Learning Reliable Gradients from Undersampled Circular Light Field for 3D Reconstruction

The paper presents a 3D reconstruction algorithm from an undersampled circular light field (LF). With an ultra-dense angular sampling rate, every scene point captured by a circular LF corresponds to a smooth trajectory in the circular epipolar plane volume (CEPV). Thus per-pixel disparities can be calculated by retrieving the local gradients of the CEPV-trajectories. However, the continuous curve will be broken up into discrete segments in an undersampled circular LF, which leads to a noticeable deterioration of the 3D reconstruction accuracy. We observe that the coherent structure is still embedded in the discrete segments. With less noise and ambiguity, the scene points can be reconstructed using gradients from reliable epipolar plane image (EPI) regions.
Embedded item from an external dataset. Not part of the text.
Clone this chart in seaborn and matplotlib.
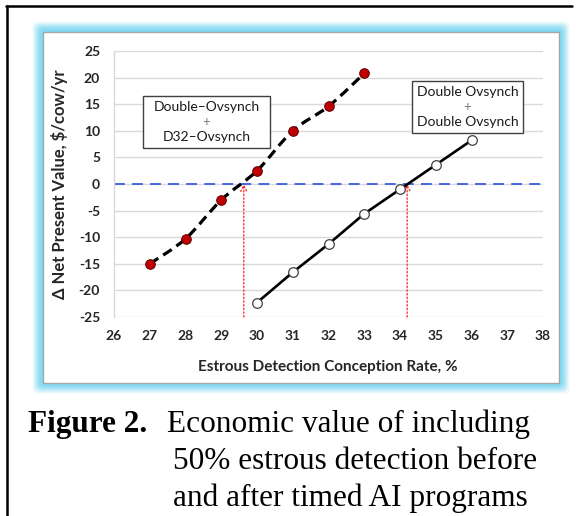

By analyzing the geometric characteristics of the coherent structure in the CEPV, both the trajectory itself and its gradients could be modeled as 3D predictable series. Thus a mask-guided CNN+LSTM network is proposed to learn the mapping from the CEPV with a lower angular sampling rate to the gradients under a higher angular sampling rate. To segment the reliable regions, the reliable-mask-based loss that assesses the difference between learned gradients and ground truth gradients is added to the loss function. We construct a synthetic circular LF dataset with ground truth for depth and foreground/background segmentation to train the network. Moreover, a real-scene circular LF dataset is collected for performance evaluation. Experimental results on both public and self-constructed datasets demonstrate the superiority of the proposed method over existing state-of-the-art methods.